Unlike over-prediction described above, in the case of under-prediction, updating FBWP 324 (or specifically, fetch BW 406 of the first entry) does not take place in the same cycle, but occurs in a following cycle such as cycle 2. The update will use the address of the first fetch group and a number of instructions fetched in a subsequent, second fetch group in cycle 2. In further detail, in cycle 2, the number of instructions to fetch in the second fetch group is predicted/set to be the maximum BW (i.e., 5). Thus, in cycle 2, the maximum BW of instructions are fetched and it is determined whether there is a predicted taken branch in the second fetch group. Thus, 5 instructions past I2, i.e., I3, I4, I5, I6, and I7 will be fetched in the second fetch group. If there is a predicted taken branch instruction in the second fetch group (say, for example, I4 is a predicted taken branch instead of being a multiply instruction as depicted in FIG. 1B), then fetch BW 406 for the first entry corresponding to the first fetch group is updated to an number=4, which is obtained by adding 2 instructions fetched in the first fetch group and the location in which the predicted taken branch appeared in the second fetch group (I4 appears in the second location among the 5 instructions fetched). Furthermore, another entry (say, a “second entry”) which is indexed by the second fetch group (based on the address or PC value of first instruction I3 of the second fetch group) will also be updated with the value 2 to indicate that within the second fetch group, I4 appears in the second position. Thus, the next time the first entry corresponding to the first fetch group is accessed, fetch BW 406 will have a value of 4, which shows that there is a predicted taken branch (I4) in the fourth location, and so only 4 instructions are indicated to be fetched by predicted fetch BW 326. When the second entry corresponding to the second fetch group is accessed, 2 instructions will be indicated by predicted fetch BW 326.

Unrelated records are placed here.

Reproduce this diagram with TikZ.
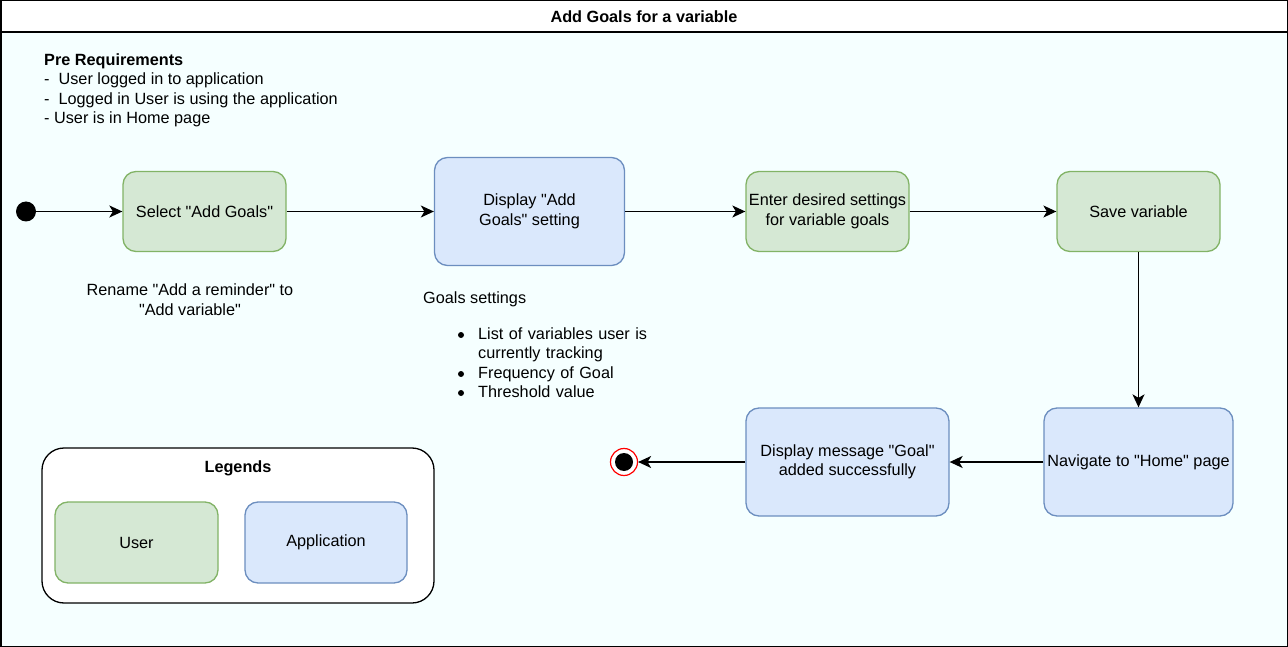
\documentclass[tikz,border=0pt]{standalone}
\usepackage{fontspec}
\setmainfont{Liberation Sans}[Ligatures=TeXOff]
\usetikzlibrary{arrows.meta}
\definecolor{bgc}{RGB}{245,255,255}
\definecolor{ufill}{HTML}{D5E8D4}
\definecolor{ustroke}{HTML}{82B366}
\definecolor{afill}{HTML}{DAE8FC}
\definecolor{astroke}{HTML}{6C8EBF}
\newcommand{\fs}{\fontsize{16.25}{19.5}\selectfont}
\tikzset{
  base/.style={rounded corners=13pt, line width=1.3pt, inner sep=2pt, align=center, font=\fs},
  userbox/.style={base, draw=ustroke, fill=ufill},
  appbox/.style={base, draw=astroke, fill=afill},
  plain/.style={inner sep=0pt, font=\fs},
  conn/.style={line width=1.4pt, -{Stealth[length=13pt,width=12pt,inset=3.5pt]}},
}
\begin{document}
\begin{tikzpicture}[x=1pt,y=-1pt]
\useasboundingbox (0,0) rectangle (1288,647);
% frame
\fill[bgc] (0,32) rectangle (1288,647);
\fill[white] (0,0) rectangle (1288,32);
\draw[line width=1.5pt] (0.75,0.75) rectangle (1287.25,646.25);
\draw[line width=1.5pt] (0,32) -- (1288,32);
\node[plain, font=\fs\bfseries] (title) at (644,17) {Add Goals for a variable};

% pre requirements
\node[plain, anchor=north west, align=left] (pre) at (44,53.5)
  {\textbf{Pre Requirements}\\-\ \ User logged in to application\\-\ \ Logged in User is using the application\\- User is in Home page};

% start
\node[circle, fill=black, minimum size=20pt, inner sep=0pt] (start) at (26,211.5) {};

% boxes
\node[userbox, minimum width=163pt, minimum height=80pt] (select) at (204.5,211.5) {Select "Add Goals"};
\node[appbox, minimum width=190pt, minimum height=108pt] (disp) at (529.5,211.5) {Display "Add\\Goals" setting};
\node[userbox, minimum width=163pt, minimum height=80pt] (enter) at (827.5,211.5) {Enter desired settings\\for variable goals};
\node[userbox, minimum width=163pt, minimum height=80pt] (save) at (1138.5,211.5) {Save variable};
\node[appbox, minimum width=189pt, minimum height=108pt] (nav) at (1138.5,462) {Navigate to "Home" page};
\node[appbox, minimum width=203pt, minimum height=108pt] (msg) at (847.5,462) {Display message "Goal"\\added successfully};

% end
\node[circle, draw=red, fill=white, line width=1.2pt, minimum size=27pt, inner sep=0pt] (end) at (624,462) {};
\node[circle, fill=black, minimum size=18pt, inner sep=0pt] (endin) at (624,462) {};

% notes
\node[plain, align=center] (rename) at (190,299.5) {Rename "Add a reminder" to\\"Add variable"};
\node[plain, anchor=west] (gs) at (423,299) {Goals settings};
\node[plain, anchor=north west, align=left, text width=200pt] (gl) at (478,327.5)
  {List of variables user is\\currently tracking\\Frequency of Goal\\Threshold value};
\foreach \yy in {335,374,393}{
  \fill (461,\yy) circle (3pt);
}

% connectors
\draw[conn] (start) -- (select);
\draw[conn] (select) -- (disp);
\draw[conn] (disp) -- (enter);
\draw[conn] (enter) -- (save);
\draw[conn] (save) -- (nav);
\draw[conn] (nav) -- (msg);
\draw[conn] (msg) -- (end);

% legend
\node[draw=black, fill=white, rounded corners=22pt, line width=1.3pt, minimum width=392pt, minimum height=155pt, inner sep=0pt] (leg) at (238,525.5) {};
\node[plain, font=\fs\bfseries] (legt) at (238,468) {Legends};
\node[userbox, minimum width=163pt, minimum height=81pt] (luser) at (136.5,542.5) {User};
\node[appbox, minimum width=162pt, minimum height=81pt] (lapp) at (326,542.5) {Application};
\end{tikzpicture}
\end{document}
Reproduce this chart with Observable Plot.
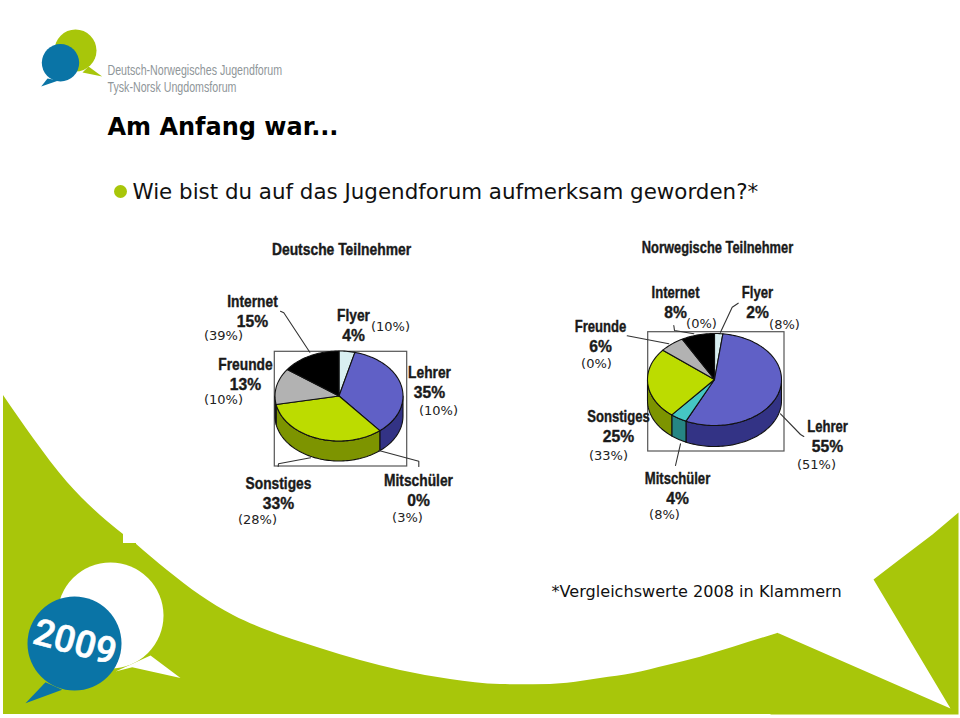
<!DOCTYPE html>
<html lang="de">
<head>
<meta charset="utf-8">
<title>Am Anfang war...</title>
<script src="https://cdn.jsdelivr.net/npm/d3@7"></script>
<script src="https://cdn.jsdelivr.net/npm/@observablehq/plot@0.6"></script>
<style>html,body{margin:0;padding:0;background:#fff}svg{display:block}</style>
</head>
<body>
<script>
// ---- Data ----
const categories = ["Flyer", "Lehrer", "Mitschüler", "Sonstiges", "Freunde", "Internet"];
const deutsche = [4, 35, 0, 33, 13, 15];
const deutsche2008 = [10, 10, 3, 28, 10, 39];
const norwegische = [2, 55, 4, 25, 6, 8];
const norwegische2008 = [8, 51, 8, 33, 0, 0];
const chartTitles = ["Deutsche Teilnehmer", "Norwegische Teilnehmer"];
const slideTitle = "Am Anfang war...";
const question = "Wie bist du auf das Jugendforum aufmerksam geworden?*";
const footnote = "*Vergleichswerte 2008 in Klammern";
const logoLines = ["Deutsch-Norwegisches Jugendforum", "Tysk-Norsk Ungdomsforum"];
const yearBadge = "2009";

// ---- Styles ----
const topColors = ["#d9eff1", "#6060c6", "#45c6c4", "#bcdc00", "#b2b2b2", "#000000"];
const sideColors = ["#a9bcbe", "#333385", "#268684", "#7d9400", "#777777", "#000000"];
const green = "#a8c60a", blue = "#0a74a6", ink = "#111", boldFont = "'Liberation Sans',sans-serif", slideFont = "'DejaVu Sans',sans-serif";
const squeeze = {"sq-name": 0.81, "sq-name-r": 0.77, "sq-value": 0.92, "sq-t0": 0.84, "sq-t1": 0.78, "sq-logo": 0.71};

// ---- Layout (pixel space of the slide) ----
const pieLeft = {cx: 338.5, cy: 395.5, rx: 64, ry: 45, depth: 20};
const pieRight = {cx: 714, cy: 379, rx: 67, ry: 46, depth: 21};
const boxes = [{x1: 274.3, x2: 406.7, y1: 351.3, y2: 466}, {x1: 647.7, x2: 784, y1: 331.7, y2: 451}];
const labelPosLeft = [[353,315,390,326],[429,372,438,410],[418,480,407,517],[278,483,257,519],[245,364,223,399],[252,301,223,335]];
const labelPosRight = [[757,292,784,324],[827,426,816,464],[677,478,664,514],[618,416,608,455],[600,326,596,363],[675,292,701,323]];
const titlePos = [[341,249],[717,247]];
const leaders = [
  [[280,310.7],[283.3,312.3],[309.3,351.7]],
  [[277.7,466],[278,463.3],[310,457.3]],
  [[418.3,466],[418.3,460.7],[378.3,450]],
  [[737.7,302.7],[731.7,306.7],[720,331.7]],
  [[673.3,325],[674,330],[693.3,333.3]],
  [[626.7,335.3],[668.3,343.3]],
  [[675,465],[680,443.3]],
  [[803.3,436],[800,434],[780,413.3]]
];
const slideBottom = 714;
const bandLeft = [[3,395],[33,438],[67,482],[100,515],[123,534]];
const bandNotch = [{x1: 122.5, x2: 136, y1: 543, y2: slideBottom}];
const bandMiddle = [[135,543],[167,570],[200,595],[233,615],[267,630],[320,648],[400,670],[450,679],[500,684],[533,684.3],[567,682.7],[600,678],[633,673],[667,665],[700,656.7],[733,646.7],[778,632.7]];
const bandRight = [[770,635.2],[778,632.7],[950,708],[873,579],[903,556],[932,534],[958,512],[958,714],[770,714]];
const whiteTail = [[150,655],[180,677.5],[131.7,666.7],[115,671]];
const blueTail = [[45,681.7],[25,702.7],[61.7,689.3]];
const logoGreenTail = [[88,66],[101.7,76],[82,72]];
const logoBlueTail = [[47,78],[40.7,86],[58,80]];

// ---- Pie geometry, computed from the values ----
const arcPoints = (p, a0, a1, dy = 0) => {
  const n = Math.max(2, Math.ceil(Math.abs(a1 - a0) / 0.03));
  return d3.range(n + 1).map(i => {
    const a = a0 + (a1 - a0) * i / n;
    return [p.cx + p.rx * Math.sin(a), p.cy - p.ry * Math.cos(a) + dy];
  });
};
const poly = (pts, fill, stroke = "#111", strokeWidth = 1.1) =>
  Plot.line([...pts, pts[0]], {x: d => d[0], y: d => d[1], fill, stroke, strokeWidth, curve: "linear", strokeLinejoin: "round"});
const band = (pts) =>
  Plot.areaY(pts, {x: d => d[0], y1: d => d[1], y2: () => slideBottom, fill: green, curve: "monotone-x"});
const pieMarks = (values, p) => {
  const total = d3.sum(values);
  let acc = 0;
  const slices = values.map((v, i) => {
    const a0 = acc / total * 2 * Math.PI; acc += v;
    return {i, v, a0, a1: acc / total * 2 * Math.PI};
  }).filter(s => s.v > 0);
  const side = slices.flatMap(s => {
    const a = Math.max(s.a0, Math.PI / 2), b = Math.min(s.a1, 3 * Math.PI / 2);
    if (b <= a) return [];
    return [poly([...arcPoints(p, a, b), ...arcPoints(p, b, a, p.depth)], sideColors[s.i])];
  });
  const top = slices.map(s => poly([[p.cx, p.cy], ...arcPoints(p, s.a0, s.a1)], topColors[s.i]));
  return [...side, ...top];
};

// ---- Labels, built from the values ----
const labelMarks = (values, prev, pos, nameClass) => {
  const rows = categories.map((c, i) => ({c, v: values[i] + "%", p: "(" + prev[i] + "%)", pos: pos[i]}));
  const bold = {fontFamily: boldFont, fontWeight: 700, fontSize: 17, fill: "#1a1a1a", stroke: "#1a1a1a", strokeWidth: 0.4, textAnchor: "middle"};
  return [
    Plot.text(rows, {x: d => d.pos[0], y: d => d.pos[1], text: "c", className: nameClass, ...bold}),
    Plot.text(rows, {x: d => d.pos[0], y: d => d.pos[1] + 20.5, text: "v", className: "sq-value", ...bold}),
    Plot.text(rows, {x: d => d.pos[2], y: d => d.pos[3], text: "p", fontFamily: slideFont, fontSize: 13, fill: "#222", textAnchor: "middle"})
  ];
};
const titleStyle = {fontFamily: boldFont, fontWeight: 700, fontSize: 16.5, fill: "#1a1a1a", stroke: "#1a1a1a", strokeWidth: 0.4};

const chart = Plot.plot({
  width: 960, height: 718, margin: 0,
  x: {domain: [0, 960], axis: null},
  y: {domain: [718, 0], axis: null},
  style: {background: "#fff"},
  marks: [
    // Slide decoration
    band(bandLeft),
    Plot.rect(bandNotch, {x1: "x1", x2: "x2", y1: "y1", y2: "y2", fill: green}),
    band(bandMiddle),
    poly(bandRight, green, "none"),
    Plot.dot([[110, 615]], {x: d => d[0], y: d => d[1], r: 53, fill: "#fff"}),
    poly(whiteTail, "#fff", "none"),
    poly(blueTail, blue, "none"),
    Plot.dot([[74, 643]], {x: d => d[0], y: d => d[1], r: 47, fill: blue}),
    Plot.text([yearBadge], {x: () => 74.5, y: () => 642, text: d => d, rotate: 15, fill: "#fff", stroke: "#fff", strokeWidth: 0.6, fontFamily: "Roboto,sans-serif", fontWeight: 500, fontSize: 37}),
    // Logo
    poly(logoGreenTail, green, "none"),
    Plot.dot([[75, 50]], {x: d => d[0], y: d => d[1], r: 21, fill: green}),
    poly(logoBlueTail, blue, "none"),
    Plot.dot([[60, 62.3]], {x: d => d[0], y: d => d[1], r: 18.7, fill: blue}),
    Plot.text(logoLines, {x: () => 107, y: (d, i) => i ? 86.5 : 69.5, text: d => d, textAnchor: "start", className: "sq-logo", fontFamily: boldFont, fontSize: 15, fill: "#8f9699"}),
    // Headings
    Plot.text([slideTitle], {x: () => 107, y: () => 127, text: d => d, textAnchor: "start", fontFamily: slideFont, fontWeight: 700, fontSize: 24, fill: "#000"}),
    Plot.dot([[120, 191]], {x: d => d[0], y: d => d[1], r: 6.5, fill: green}),
    Plot.text([question], {x: () => 132, y: () => 192, text: d => d, textAnchor: "start", fontFamily: slideFont, fontSize: 21.4, fill: ink}),
    Plot.text([footnote], {x: () => 551, y: () => 591.5, text: d => d, textAnchor: "start", fontFamily: slideFont, fontSize: 16.1, fill: ink}),
    // Charts
    Plot.rect(boxes, {x1: "x1", x2: "x2", y1: "y1", y2: "y2", fill: "#fff", stroke: "#555", strokeWidth: 1.2}),
    ...pieMarks(deutsche, pieLeft),
    ...pieMarks(norwegische, pieRight),
    ...leaders.map(l => Plot.line(l, {x: d => d[0], y: d => d[1], stroke: "#333", strokeWidth: 1.1, curve: "linear"})),
    Plot.text([chartTitles[0]], {x: () => titlePos[0][0], y: () => titlePos[0][1], text: d => d, className: "sq-t0", ...titleStyle}),
    Plot.text([chartTitles[1]], {x: () => titlePos[1][0], y: () => titlePos[1][1], text: d => d, className: "sq-t1", ...titleStyle}),
    ...labelMarks(deutsche, deutsche2008, labelPosLeft, "sq-name"),
    ...labelMarks(norwegische, norwegische2008, labelPosRight, "sq-name-r")
  ]
});
document.body.appendChild(chart);

// Horizontally condense the labels to the narrow face of the reference; they stay real text.
for (const [cls, k] of Object.entries(squeeze)) {
  chart.querySelectorAll("." + cls + " text, text." + cls).forEach(t => {
    t.setAttribute("textLength", (t.getComputedTextLength() * k).toFixed(1));
    t.setAttribute("lengthAdjust", "spacingAndGlyphs");
  });
}
</script>
</body>
</html>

It will be noted that if the predicted taken branch instruction is either located in a position beyond the location that can be fetched within the maximum BW in the first fetch group (e.g., if I6 or I7 is the predicted taken branch instruction, rather than I4, then I6 or I7 cannot be fetched in the first fetch group as the maximum fetch BW is only 5), or if the second fetch group does not contain the predicted taken branch instruction, then the fetch BW 406 of the first entry corresponding to the first fetch group is updated to the maximum fetch BW.
Accordingly, in exemplary aspects, once FBWP 324 is sufficiently trained, wasteful fetching of instructions (e.g., type 1 instructions) is mitigated. Above-described mechanisms continually train FBWP 324 in cases of under-prediction and over-prediction.
Although not discussed in detail, alternative implementations are possible, wherein instruction fetch unit 300 may be further pipelined to obtain predicted fetch BW 326 in a first cycle and access instruction cache 110 and branch predictor 212 in a subsequent, second cycle. For example, access of instruction cache 110 and branch predictor 212 may be placed outside fetch stage 1, for example, to the right hand side of pipeline latch 304 in FIG. 3, wherein FBWP 324 would remain in fetch stage 1. Considering other suitable modifications as necessary for this setup, instruction fetch unit 300 would essentially be implemented as a two-stage pipeline, where FBWP 324 is accessed in fetch stage 1 to get a prediction of the number of instructions to fetch in fetch stage 2 from instruction cache 110. Notice that there will be no wastage of type 1 as well as type 2 instructions because instruction cache 110 is still accessed in the same cycle as branch predictor 212 (eliminating type 2 wastage), and instruction cache 110 is accessed after predicted fetch BW 326 is available from the previous cycle (eliminating type 1 wastage). This two stage implementation can be used where cycle time between pipeline stages is limited or higher frequency operation is desired.
Accordingly, it will be appreciated that exemplary aspects include various methods for performing the processes, functions and/or algorithms disclosed herein. For example, FIG. 5 illustrates a method 500 for fetching instructions for a processor (e.g., a superscalar processor).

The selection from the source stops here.